01 setembro 2023

Ainda em memória do JdC

Para o José da Camara.

Sou um cavalheiro de alma e hábitos antigos, avesso a grandes mudanças. Nos últimos anos dei por mim a ter um tremor de nervosismo sempre que, após uma missa de finados, alguém se levanta para dar um testemunho.
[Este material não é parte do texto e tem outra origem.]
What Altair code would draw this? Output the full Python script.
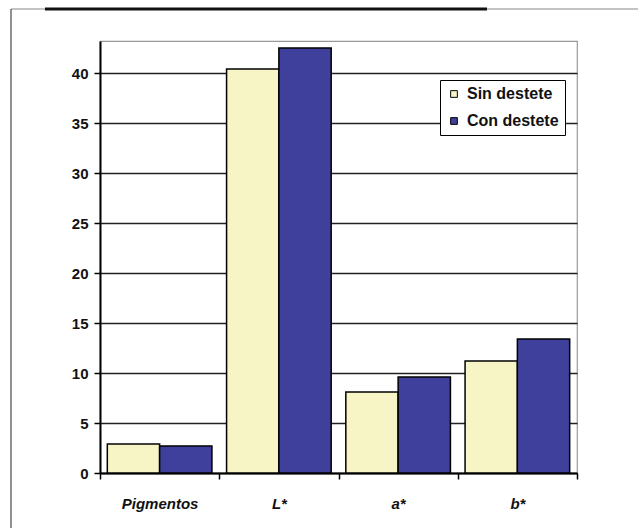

Há várias coisas que para um homem com embirrações, como eu, suscitam o tal tremor de nervosismo: 

(i) a dimensão do testemunho, porque há gente que pode alongar-se até ao (meu) limite do aceitável; 

(ii) a ideia que algumas pessoas têm de que uma eulogia é só para e(u)logiar, e o incensado ali está, já no seu mundo próprio, a ouvir palavras de louvor, algumas delas carregadas de um exagero humano.

(iii) a ideia que algumas pessoas têm de que o esquife de um familiar é o melhor local para fazerem propósitos de vidas emendadas, zangas resolvidas, amores familiares, seguindo exemplos de quem já partiu, exemplos esses que só têm validade na hora da pós-morte, porque em vivo ninguém os seguiu.

Na última missa de corpo presente do JdC, o Zé (irmão dele) assomou ao ambão para dar um testemunho. Eu, claro, tive um frémito de nervosismo. Eis o que ele disse, e que aqui publico com sua autorização: 

Há pessoas especiais. Pessoas que marcam pessoas.
Pessoas interessantes, interessadas, inteligentes, amigas.
Pessoas que conhecem o mundo e partilham com outras pessoas numa conversa informal, divertida.
Pessoas que adoram musica, desporto, literatura, arte e partilham com outras pessoas.
Pessoas que gostam de conversar com pessoas.
Pessoas exigentes consigo próprias. Pessoas exemplares no seu trabalho com pessoas a respeitá-las.
Pessoas que caíram e levantaram-se com humildade e sabedoria.
Pessoas. Apenas pessoas… que tivemos o privilégio de conhecer!
Pessoas com graça, sisudas, com tiques, manias, teimosas, charmosas….
Pessoas…
Cada pessoa que ouve a minha pessoa, está a lembrar-se dessas pessoas que deram luz às nossas vidas…
E foram tantas pessoas…
Pessoas que cuidaram da família e amigos…
Pessoas….
Pessoa…. Hoje falo no singular, porque também singular foi a sua vida.
Pessoa neto, sobrinho, filho, irmão, Pai, marido, primo, Amigo.
Pessoa diplomata na vida e no ofício.
Pessoa que lutou sem queixume.
Pessoa que está no nosso coração…
João!

Como um dos amigos mais antigos do JdC, se me tivessem pedido para dar um testemunho, era isto que eu gostaria de ter feito: um texto curto e muito bonito (uma prosa bastante poética), carregado de sentido, a explicar o que era o JdC. Meia dúzia de palavras bem esgalhadas e falar no que ele era, da diplomacia às quedas, dos gostos às manias. No fundo, o texto sobre um homem. Melhor ainda, um texto sobre Pessoas - sobre a Pessoa que ali nos juntava e de quem nos despedíamos. Estou certo de que no Céu, onde o texto foi certamente ouvido, houve sorrisos e palmas.